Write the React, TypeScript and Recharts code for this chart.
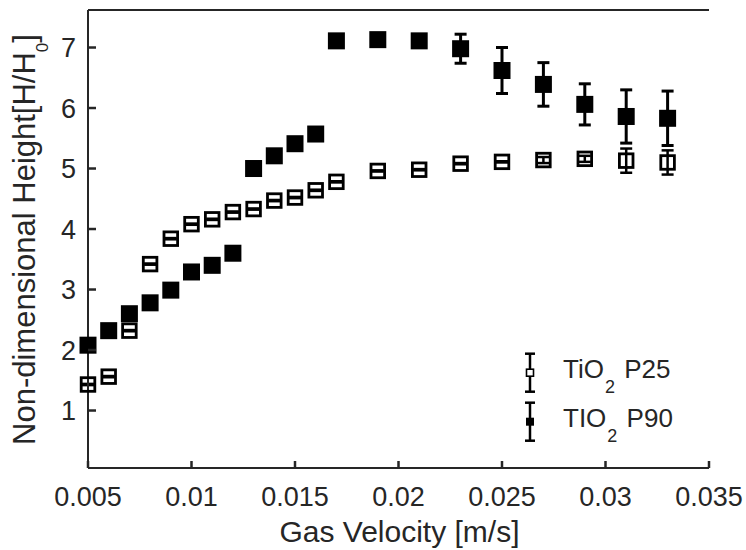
import { ErrorBar, Legend, ReferenceLine, Scatter, ScatterChart, XAxis, YAxis } from "recharts";

// gas velocity [m/s], same for both powders
const velocity = [
	0.005, 0.006, 0.007, 0.008, 0.009, 0.01, 0.011, 0.012, 0.013, 0.014, 0.015,
	0.016, 0.017, 0.019, 0.021, 0.023, 0.025, 0.027, 0.029, 0.031, 0.033,
];
const p25Height = [
	1.43, 1.56, 2.32, 3.42, 3.84, 4.08, 4.16, 4.28, 4.33, 4.47, 4.52, 4.64, 4.78,
	4.96, 4.98, 5.08, 5.11, 5.14, 5.16, 5.13, 5.1,
];
const p25Error = [
	0.01, 0.01, 0.01, 0.01, 0.01, 0.01, 0.01, 0.01, 0.01, 0.01, 0.01, 0.01, 0.01,
	0.01, 0.01, 0.01, 0.01, 0.05, 0.05, 0.2, 0.2,
];
const p90Height = [
	2.08, 2.32, 2.6, 2.78, 2.99, 3.29, 3.4, 3.6, 5.0, 5.21, 5.41, 5.57, 7.11,
	7.13, 7.11, 6.98, 6.62, 6.39, 6.06, 5.86, 5.83,
];
const p90Error = [
	0, 0, 0, 0, 0, 0, 0, 0, 0, 0, 0, 0, 0, 0, 0, 0.24, 0.38, 0.36, 0.34, 0.44,
	0.45,
];

const xTicks = [0.005, 0.01, 0.015, 0.02, 0.025, 0.03, 0.035];
const yTicks = [1, 2, 3, 4, 5, 6, 7];
const yDomain = [0.05, 7.62];

const legendNames = ["TiO", "TIO"];
const legendGrades = [" P25", " P90"];

const p25Data = velocity.map((v, i) => ({ v, h: p25Height[i], err: p25Error[i] }));
const p90Data = velocity.map((v, i) => ({ v, h: p90Height[i], err: p90Error[i] }));

const INK = "#262626";
const FONT = "'Liberation Sans', Arial, sans-serif";

const OpenSquare = (props: any) => {
	const { cx, cy } = props;
	return (
		<rect
			x={cx - 6.8}
			y={cy - 6.8}
			width={13.6}
			height={13.6}
			fill="none"
			stroke="#000"
			strokeWidth={2.8}
		/>
	);
};

const FilledSquare = (props: any) => {
	const { cx, cy } = props;
	return <rect x={cx - 8.5} y={cy - 8.5} width={17} height={17} fill="#000" />;
};

const XTick = ({ x, y, payload }: any) => (
	<g>
		<line x1={x} x2={x} y1={y} y2={y - 7} stroke={INK} strokeWidth={2.5} />
		<text x={x} y={y + 38} textAnchor="middle" fontSize={27} fill={INK} fontFamily={FONT}>
			{String(payload.value)}
		</text>
	</g>
);

const YTick = ({ x, y, payload }: any) => (
	<g>
		<line x1={x} x2={x + 8} y1={y} y2={y} stroke={INK} strokeWidth={2.5} />
		<text x={x - 12} y={y} dy="0.36em" textAnchor="end" fontSize={27} fill={INK} fontFamily={FONT}>
			{payload.value}
		</text>
	</g>
);

const LegendBox = () => (
	<svg width={200} height={100} style={{ overflow: "visible" }}>
		{legendNames.map((name, i) => {
			const cy = 32.7 + i * 49;
			return (
				<g key={name}>
					<line x1={20} x2={20} y1={cy - 19} y2={cy + 19} stroke="#000" strokeWidth={2.5} />
					<line x1={15} x2={25} y1={cy - 19} y2={cy - 19} stroke="#000" strokeWidth={2.5} />
					<line x1={15} x2={25} y1={cy + 19} y2={cy + 19} stroke="#000" strokeWidth={2.5} />
					{i === 0 ? (
						<rect x={16.5} y={cy - 3.5} width={7} height={7} fill="#fff" stroke="#000" strokeWidth={1.6} />
					) : (
						<rect x={16} y={cy - 4} width={8} height={8} fill="#000" />
					)}
					<text x={53} y={cy + 5} fontSize={26} fill={INK} fontFamily={FONT}>
						{name}
						<tspan dy={15} dx={1} fontSize={18}>
							2
						</tspan>
						<tspan dy={-15} dx={2}>
							{legendGrades[i]}
						</tspan>
					</text>
				</g>
			);
		})}
	</svg>
);

export default function App() {
	return (
		<div style={{ position: "fixed", left: 0, top: 0, background: "#fff" }}>
			<ScatterChart width={746} height={550} margin={{ top: 10, right: 37, bottom: 0, left: 0 }}>
				<XAxis
					dataKey="v"
					type="number"
					domain={[0.005, 0.035]}
					ticks={xTicks}
					height={82}
					tickLine={false}
					tickSize={0}
					tickMargin={0}
					tick={<XTick />}
					axisLine={{ stroke: INK, strokeWidth: 2 }}
					label={{
						content: () => (
							<text x={399.5} y={542} textAnchor="middle" fontSize={30} fill={INK} fontFamily={FONT}>
								Gas Velocity [m/s]
							</text>
						),
					}}
				/>
				<YAxis
					dataKey="h"
					type="number"
					domain={yDomain}
					ticks={yTicks}
					width={88}
					tickLine={false}
					tickSize={0}
					tickMargin={0}
					tick={<YTick />}
					axisLine={{ stroke: INK, strokeWidth: 2 }}
					label={{
						content: () => (
							<text
								transform="translate(35, 239.5) rotate(-90)"
								textAnchor="middle"
								fontSize={31}
								fill={INK}
								fontFamily={FONT}
							>
								Non-dimensional Height[H/H
								<tspan dy={13} fontSize={17}>
									0
								</tspan>
								<tspan dy={-13}>]</tspan>
							</text>
						),
					}}
				/>
				<YAxis
					yAxisId="right"
					orientation="right"
					type="number"
					domain={[0, 1]}
					ticks={[]}
					width={0}
					tick={false}
					tickLine={false}
					axisLine={{ stroke: INK, strokeWidth: 2 }}
				/>
				<ReferenceLine y={yDomain[1]} stroke={INK} strokeWidth={2} />
				<Legend
					layout="vertical"
					align="center"
					verticalAlign="middle"
					content={<LegendBox />}
					wrapperStyle={{ left: 510, top: 340, width: 200, height: 100 }}
				/>
				<Scatter name="TiO2 P25" data={p25Data} shape={<OpenSquare />} isAnimationActive={false}>
					<ErrorBar dataKey="err" direction="y" width={6} stroke="#000" strokeWidth={2.5} isAnimationActive={false} />
				</Scatter>
				<Scatter name="TIO2 P90" data={p90Data} shape={<FilledSquare />} isAnimationActive={false}>
					<ErrorBar dataKey="err" direction="y" width={6} stroke="#000" strokeWidth={3} isAnimationActive={false} />
				</Scatter>
			</ScatterChart>
		</div>
	);
}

■ STATED PROBLEM ■
Go through the data above and transcribe it in full, omitting any image.

■ RESPONSE TO THIS TASK ■
Write the React, TypeScript and Recharts code for this chart.
import { ErrorBar, Legend, ReferenceLine, Scatter, ScatterChart, XAxis, YAxis } from "recharts";

// gas velocity [m/s], same for both powders
const velocity = [
	0.005, 0.006, 0.007, 0.008, 0.009, 0.01, 0.011, 0.012, 0.013, 0.014, 0.015,
	0.016, 0.017, 0.019, 0.021, 0.023, 0.025, 0.027, 0.029, 0.031, 0.033,
];
const p25Height = [
	1.43, 1.56, 2.32, 3.42, 3.84, 4.08, 4.16, 4.28, 4.33, 4.47, 4.52, 4.64, 4.78,
	4.96, 4.98, 5.08, 5.11, 5.14, 5.16, 5.13, 5.1,
];
const p25Error = [
	0.01, 0.01, 0.01, 0.01, 0.01, 0.01, 0.01, 0.01, 0.01, 0.01, 0.01, 0.01, 0.01,
	0.01, 0.01, 0.01, 0.01, 0.05, 0.05, 0.2, 0.2,
];
const p90Height = [
	2.08, 2.32, 2.6, 2.78, 2.99, 3.29, 3.4, 3.6, 5.0, 5.21, 5.41, 5.57, 7.11,
	7.13, 7.11, 6.98, 6.62, 6.39, 6.06, 5.86, 5.83,
];
const p90Error = [
	0, 0, 0, 0, 0, 0, 0, 0, 0, 0, 0, 0, 0, 0, 0, 0.24, 0.38, 0.36, 0.34, 0.44,
	0.45,
];

const xTicks = [0.005, 0.01, 0.015, 0.02, 0.025, 0.03, 0.035];
const yTicks = [1, 2, 3, 4, 5, 6, 7];
const yDomain = [0.05, 7.62];

const legendNames = ["TiO", "TIO"];
const legendGrades = [" P25", " P90"];

const p25Data = velocity.map((v, i) => ({ v, h: p25Height[i], err: p25Error[i] }));
const p90Data = velocity.map((v, i) => ({ v, h: p90Height[i], err: p90Error[i] }));

const INK = "#262626";
const FONT = "'Liberation Sans', Arial, sans-serif";

const OpenSquare = (props: any) => {
	const { cx, cy } = props;
	return (
		<rect
			x={cx - 6.8}
			y={cy - 6.8}
			width={13.6}
			height={13.6}
			fill="none"
			stroke="#000"
			strokeWidth={2.8}
		/>
	);
};

const FilledSquare = (props: any) => {
	const { cx, cy } = props;
	return <rect x={cx - 8.5} y={cy - 8.5} width={17} height={17} fill="#000" />;
};

const XTick = ({ x, y, payload }: any) => (
	<g>
		<line x1={x} x2={x} y1={y} y2={y - 7} stroke={INK} strokeWidth={2.5} />
		<text x={x} y={y + 38} textAnchor="middle" fontSize={27} fill={INK} fontFamily={FONT}>
			{String(payload.value)}
		</text>
	</g>
);

const YTick = ({ x, y, payload }: any) => (
	<g>
		<line x1={x} x2={x + 8} y1={y} y2={y} stroke={INK} strokeWidth={2.5} />
		<text x={x - 12} y={y} dy="0.36em" textAnchor="end" fontSize={27} fill={INK} fontFamily={FONT}>
			{payload.value}
		</text>
	</g>
);

const LegendBox = () => (
	<svg width={200} height={100} style={{ overflow: "visible" }}>
		{legendNames.map((name, i) => {
			const cy = 32.7 + i * 49;
			return (
				<g key={name}>
					<line x1={20} x2={20} y1={cy - 19} y2={cy + 19} stroke="#000" strokeWidth={2.5} />
					<line x1={15} x2={25} y1={cy - 19} y2={cy - 19} stroke="#000" strokeWidth={2.5} />
					<line x1={15} x2={25} y1={cy + 19} y2={cy + 19} stroke="#000" strokeWidth={2.5} />
					{i === 0 ? (
						<rect x={16.5} y={cy - 3.5} width={7} height={7} fill="#fff" stroke="#000" strokeWidth={1.6} />
					) : (
						<rect x={16} y={cy - 4} width={8} height={8} fill="#000" />
					)}
					<text x={53} y={cy + 5} fontSize={26} fill={INK} fontFamily={FONT}>
						{name}
						<tspan dy={15} dx={1} fontSize={18}>
							2
						</tspan>
						<tspan dy={-15} dx={2}>
							{legendGrades[i]}
						</tspan>
					</text>
				</g>
			);
		})}
	</svg>
);

export default function App() {
	return (
		<div style={{ position: "fixed", left: 0, top: 0, background: "#fff" }}>
			<ScatterChart width={746} height={550} margin={{ top: 10, right: 37, bottom: 0, left: 0 }}>
				<XAxis
					dataKey="v"
					type="number"
					domain={[0.005, 0.035]}
					ticks={xTicks}
					height={82}
					tickLine={false}
					tickSize={0}
					tickMargin={0}
					tick={<XTick />}
					axisLine={{ stroke: INK, strokeWidth: 2 }}
					label={{
						content: () => (
							<text x={399.5} y={542} textAnchor="middle" fontSize={30} fill={INK} fontFamily={FONT}>
								Gas Velocity [m/s]
							</text>
						),
					}}
				/>
				<YAxis
					dataKey="h"
					type="number"
					domain={yDomain}
					ticks={yTicks}
					width={88}
					tickLine={false}
					tickSize={0}
					tickMargin={0}
					tick={<YTick />}
					axisLine={{ stroke: INK, strokeWidth: 2 }}
					label={{
						content: () => (
							<text
								transform="translate(35, 239.5) rotate(-90)"
								textAnchor="middle"
								fontSize={31}
								fill={INK}
								fontFamily={FONT}
							>
								Non-dimensional Height[H/H
								<tspan dy={13} fontSize={17}>
									0
								</tspan>
								<tspan dy={-13}>]</tspan>
							</text>
						),
					}}
				/>
				<YAxis
					yAxisId="right"
					orientation="right"
					type="number"
					domain={[0, 1]}
					ticks={[]}
					width={0}
					tick={false}
					tickLine={false}
					axisLine={{ stroke: INK, strokeWidth: 2 }}
				/>
				<ReferenceLine y={yDomain[1]} stroke={INK} strokeWidth={2} />
				<Legend
					layout="vertical"
					align="center"
					verticalAlign="middle"
					content={<LegendBox />}
					wrapperStyle={{ left: 510, top: 340, width: 200, height: 100 }}
				/>
				<Scatter name="TiO2 P25" data={p25Data} shape={<OpenSquare />} isAnimationActive={false}>
					<ErrorBar dataKey="err" direction="y" width={6} stroke="#000" strokeWidth={2.5} isAnimationActive={false} />
				</Scatter>
				<Scatter name="TIO2 P90" data={p90Data} shape={<FilledSquare />} isAnimationActive={false}>
					<ErrorBar dataKey="err" direction="y" width={6} stroke="#000" strokeWidth={3} isAnimationActive={false} />
				</Scatter>
			</ScatterChart>
		</div>
	);
}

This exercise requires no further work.